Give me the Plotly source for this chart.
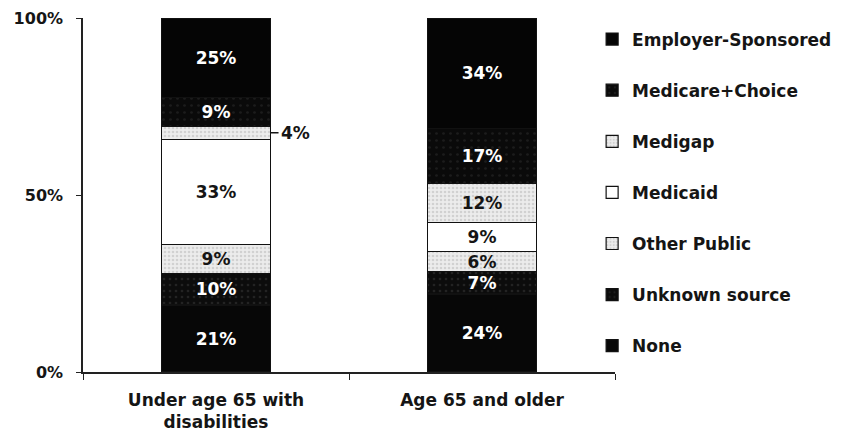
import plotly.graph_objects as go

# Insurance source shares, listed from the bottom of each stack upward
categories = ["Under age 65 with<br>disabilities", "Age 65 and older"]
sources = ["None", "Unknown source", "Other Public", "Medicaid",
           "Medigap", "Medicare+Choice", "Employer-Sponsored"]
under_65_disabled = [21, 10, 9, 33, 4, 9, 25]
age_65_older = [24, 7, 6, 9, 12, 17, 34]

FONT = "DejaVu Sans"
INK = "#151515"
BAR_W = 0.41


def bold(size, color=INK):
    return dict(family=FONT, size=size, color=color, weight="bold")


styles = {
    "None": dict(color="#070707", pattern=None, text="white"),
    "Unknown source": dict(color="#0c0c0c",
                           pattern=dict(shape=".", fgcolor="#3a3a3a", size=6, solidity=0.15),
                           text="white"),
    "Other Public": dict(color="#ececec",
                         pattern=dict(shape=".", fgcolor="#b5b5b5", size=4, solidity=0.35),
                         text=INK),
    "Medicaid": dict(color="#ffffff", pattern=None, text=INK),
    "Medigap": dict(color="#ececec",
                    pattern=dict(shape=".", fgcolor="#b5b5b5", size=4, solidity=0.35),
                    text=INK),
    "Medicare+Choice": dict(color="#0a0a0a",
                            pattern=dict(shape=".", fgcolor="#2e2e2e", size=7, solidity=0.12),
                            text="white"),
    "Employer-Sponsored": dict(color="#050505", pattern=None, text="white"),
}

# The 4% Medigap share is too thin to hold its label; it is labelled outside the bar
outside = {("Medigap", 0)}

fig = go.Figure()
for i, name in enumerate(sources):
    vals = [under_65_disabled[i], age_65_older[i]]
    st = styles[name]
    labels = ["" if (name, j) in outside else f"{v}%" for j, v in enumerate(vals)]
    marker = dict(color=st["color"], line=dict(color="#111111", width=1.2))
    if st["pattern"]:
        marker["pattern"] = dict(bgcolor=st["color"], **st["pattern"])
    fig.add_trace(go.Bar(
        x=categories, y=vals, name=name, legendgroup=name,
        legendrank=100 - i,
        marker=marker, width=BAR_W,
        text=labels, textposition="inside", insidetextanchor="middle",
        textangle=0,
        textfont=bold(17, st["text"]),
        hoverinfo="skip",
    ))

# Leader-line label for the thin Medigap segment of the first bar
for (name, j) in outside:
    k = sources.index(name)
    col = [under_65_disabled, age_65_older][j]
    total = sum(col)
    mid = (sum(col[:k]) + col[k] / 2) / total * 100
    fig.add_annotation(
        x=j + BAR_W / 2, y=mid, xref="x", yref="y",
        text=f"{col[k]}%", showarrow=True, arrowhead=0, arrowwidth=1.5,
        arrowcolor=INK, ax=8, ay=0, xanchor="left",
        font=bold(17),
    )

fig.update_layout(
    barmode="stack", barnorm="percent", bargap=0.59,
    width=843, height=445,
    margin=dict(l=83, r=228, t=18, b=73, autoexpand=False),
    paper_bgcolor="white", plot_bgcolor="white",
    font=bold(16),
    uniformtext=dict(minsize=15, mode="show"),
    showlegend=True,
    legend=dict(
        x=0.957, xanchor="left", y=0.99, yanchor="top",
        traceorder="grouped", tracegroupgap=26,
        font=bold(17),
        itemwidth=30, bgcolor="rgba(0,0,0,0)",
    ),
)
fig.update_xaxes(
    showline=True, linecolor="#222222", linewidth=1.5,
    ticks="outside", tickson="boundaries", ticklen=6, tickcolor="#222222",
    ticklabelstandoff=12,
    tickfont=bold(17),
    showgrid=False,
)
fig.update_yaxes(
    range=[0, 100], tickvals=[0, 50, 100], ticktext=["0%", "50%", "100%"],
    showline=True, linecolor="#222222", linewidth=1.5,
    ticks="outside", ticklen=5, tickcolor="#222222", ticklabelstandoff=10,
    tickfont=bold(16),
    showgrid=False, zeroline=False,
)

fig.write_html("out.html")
....
▸ **The request**
Copy out all of the data word for word. Do not carry over any picture.

▸ **Exercise output**
Give me the Plotly source for this chart.
import plotly.graph_objects as go

# Insurance source shares, listed from the bottom of each stack upward
categories = ["Under age 65 with<br>disabilities", "Age 65 and older"]
sources = ["None", "Unknown source", "Other Public", "Medicaid",
           "Medigap", "Medicare+Choice", "Employer-Sponsored"]
under_65_disabled = [21, 10, 9, 33, 4, 9, 25]
age_65_older = [24, 7, 6, 9, 12, 17, 34]

FONT = "DejaVu Sans"
INK = "#151515"
BAR_W = 0.41


def bold(size, color=INK):
    return dict(family=FONT, size=size, color=color, weight="bold")


styles = {
    "None": dict(color="#070707", pattern=None, text="white"),
    "Unknown source": dict(color="#0c0c0c",
                           pattern=dict(shape=".", fgcolor="#3a3a3a", size=6, solidity=0.15),
                           text="white"),
    "Other Public": dict(color="#ececec",
                         pattern=dict(shape=".", fgcolor="#b5b5b5", size=4, solidity=0.35),
                         text=INK),
    "Medicaid": dict(color="#ffffff", pattern=None, text=INK),
    "Medigap": dict(color="#ececec",
                    pattern=dict(shape=".", fgcolor="#b5b5b5", size=4, solidity=0.35),
                    text=INK),
    "Medicare+Choice": dict(color="#0a0a0a",
                            pattern=dict(shape=".", fgcolor="#2e2e2e", size=7, solidity=0.12),
                            text="white"),
    "Employer-Sponsored": dict(color="#050505", pattern=None, text="white"),
}

# The 4% Medigap share is too thin to hold its label; it is labelled outside the bar
outside = {("Medigap", 0)}

fig = go.Figure()
for i, name in enumerate(sources):
    vals = [under_65_disabled[i], age_65_older[i]]
    st = styles[name]
    labels = ["" if (name, j) in outside else f"{v}%" for j, v in enumerate(vals)]
    marker = dict(color=st["color"], line=dict(color="#111111", width=1.2))
    if st["pattern"]:
        marker["pattern"] = dict(bgcolor=st["color"], **st["pattern"])
    fig.add_trace(go.Bar(
        x=categories, y=vals, name=name, legendgroup=name,
        legendrank=100 - i,
        marker=marker, width=BAR_W,
        text=labels, textposition="inside", insidetextanchor="middle",
        textangle=0,
        textfont=bold(17, st["text"]),
        hoverinfo="skip",
    ))

# Leader-line label for the thin Medigap segment of the first bar
for (name, j) in outside:
    k = sources.index(name)
    col = [under_65_disabled, age_65_older][j]
    total = sum(col)
    mid = (sum(col[:k]) + col[k] / 2) / total * 100
    fig.add_annotation(
        x=j + BAR_W / 2, y=mid, xref="x", yref="y",
        text=f"{col[k]}%", showarrow=True, arrowhead=0, arrowwidth=1.5,
        arrowcolor=INK, ax=8, ay=0, xanchor="left",
        font=bold(17),
    )

fig.update_layout(
    barmode="stack", barnorm="percent", bargap=0.59,
    width=843, height=445,
    margin=dict(l=83, r=228, t=18, b=73, autoexpand=False),
    paper_bgcolor="white", plot_bgcolor="white",
    font=bold(16),
    uniformtext=dict(minsize=15, mode="show"),
    showlegend=True,
    legend=dict(
        x=0.957, xanchor="left", y=0.99, yanchor="top",
        traceorder="grouped", tracegroupgap=26,
        font=bold(17),
        itemwidth=30, bgcolor="rgba(0,0,0,0)",
    ),
)
fig.update_xaxes(
    showline=True, linecolor="#222222", linewidth=1.5,
    ticks="outside", tickson="boundaries", ticklen=6, tickcolor="#222222",
    ticklabelstandoff=12,
    tickfont=bold(17),
    showgrid=False,
)
fig.update_yaxes(
    range=[0, 100], tickvals=[0, 50, 100], ticktext=["0%", "50%", "100%"],
    showline=True, linecolor="#222222", linewidth=1.5,
    ticks="outside", ticklen=5, tickcolor="#222222", ticklabelstandoff=10,
    tickfont=bold(16),
    showgrid=False, zeroline=False,
)

fig.write_html("out.html")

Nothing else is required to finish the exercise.